SCOTUS Could Consider First Amendment
The High Court has a chance to set things right for a New Mexico photographer.
Last August, a New Mexico photographer lost her case before the state Supreme Court, which ruled that, despite her Christian faith, Elaine Huguenin did not have the right, First Amendment or otherwise, to decline to take pictures at a same-sex commitment ceremony. Vanessa Willock and Misti Collinsworth sued Huguenin and her husband Jonathan, with whom she operates the studio, despite there being other Albuquerque photographers who were happy to take their business. The case is a poster example of the intolerance foisted on us by the homosexual agenda, as the recent kerfuffle in Arizona also illustrated.
Now the Supreme Court will decide in the coming days whether to hear Huguenin’s appeal. While she will “gladly serve gays and lesbians,” she doesn’t want to photograph a same-sex “marriage” or commitment ceremony. She contends that her photography constitutes speech and she should not be forced to “create expression conveying messages that conflict with [my] religious beliefs.”

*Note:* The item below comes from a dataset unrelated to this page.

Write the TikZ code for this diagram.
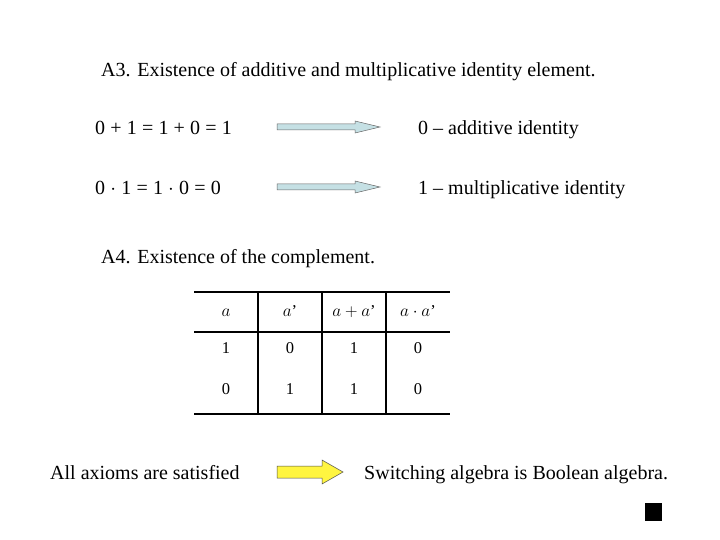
\documentclass[tikz,border=0pt]{standalone}
\usepackage{fontspec}
\setmainfont{Liberation Serif}
\definecolor{arrblue}{HTML}{C5E0E4}
\newcommand\eqsp{\hspace{0.26em}}
\begin{document}
\begin{tikzpicture}[x=1pt,y=-1pt,
  txt/.style={anchor=base west,inner sep=0pt,font=\fontsize{20}{22}\selectfont},
  cell/.style={anchor=base,inner sep=0pt,font=\fontsize{16.5}{18}\selectfont},
  barrow/.style={draw=black!60,fill=arrblue,line width=0.5pt},
  yarrow/.style={draw=black!70,fill=yellow!75,line width=0.5pt}]
\useasboundingbox (0,0) rectangle (720,540);
\node[txt] (t3) at (101,77) {A3. Existence of additive and multiplicative identity element.};
\node[txt] (e1) at (95,135) {0\eqsp+\eqsp1\eqsp=\eqsp1\eqsp+\eqsp0\eqsp=\eqsp1};
\node[txt] (e2) at (95,195) {0\eqsp$\cdot$\eqsp1\eqsp=\eqsp1\eqsp$\cdot$\eqsp0\eqsp=\eqsp0};
\node[txt] (r1) at (418,135) {0 – additive identity};
\node[txt] (r2) at (418,195) {1 – multiplicative identity};
\draw[barrow] (277,124) -- (355,124) -- (355,121) -- (380,127) -- (355,133) -- (355,130) -- (277,130) -- cycle;
\draw[barrow] (277,184) -- (355,184) -- (355,181) -- (380,187) -- (355,193) -- (355,190) -- (277,190) -- cycle;
\node[txt] (t4) at (101,263) {A4. Existence of the complement.};
% table
\draw[line width=1.3pt] (194,292) -- (450,292);
\draw[line width=1.3pt] (194,332) -- (450,332);
\draw[line width=1.3pt] (194,414) -- (450,414);
\foreach \x in {258,322,386} \draw[line width=1.3pt] (\x,292) -- (\x,414);
\node[cell] (h1) at (226,316) {$a$};
\node[cell] (h2) at (290,316) {$a$’};
\node[cell] (h3) at (354,316) {$a+a$’};
\node[cell] (h4) at (418,316) {$a\cdot a$’};
\node[cell] (a1) at (226,353) {1};
\node[cell] (a2) at (290,353) {0};
\node[cell] (a3) at (354,353) {1};
\node[cell] (a4) at (418,353) {0};
\node[cell] (b1) at (226,394) {0};
\node[cell] (b2) at (290,394) {1};
\node[cell] (b3) at (354,394) {1};
\node[cell] (b4) at (418,394) {0};
\node[txt] (s1) at (50,479) {All axioms are satisfied};
\node[txt] (s2) at (364,479) {Switching algebra is Boolean algebra.};
\draw[yarrow] (277,466) -- (322,466) -- (322,460) -- (343,472) -- (322,484) -- (322,478) -- (277,478) -- cycle;
\fill (645,503) rectangle (662,521);
\end{tikzpicture}
\end{document}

Ilya Shapiro of the libertarian Cato Institute, UCLA law professor Eugene Volokh, and University of Minnesota law professor Dale Carpenter jointly wrote an amicus brief supporting the Huguenins, arguing, “Photographers, writers, singers, actors, painters and others who create First Amendment-protected speech must have the right to decide which commissions to take and which to reject.”
The state Supreme Court didn’t see it that way, however. Justice Richard C. Bosson wrote in concurrence that the case “provokes reflection on what this nation is all about, its promise of fairness, liberty, equality of opportunity, and justice.” Furthermore, “at some point in our lives all of us must compromise, if only a little, to accommodate the contrasting values of others. A multicultural, pluralistic society, one of our nation’s strengths, demands no less.” That “compromise” is increasingly being demanded of only one side in this debate. Now it’s up to the U.S. Supreme Court to either let this egregious violation of conscience and speech stand or to set the record straight.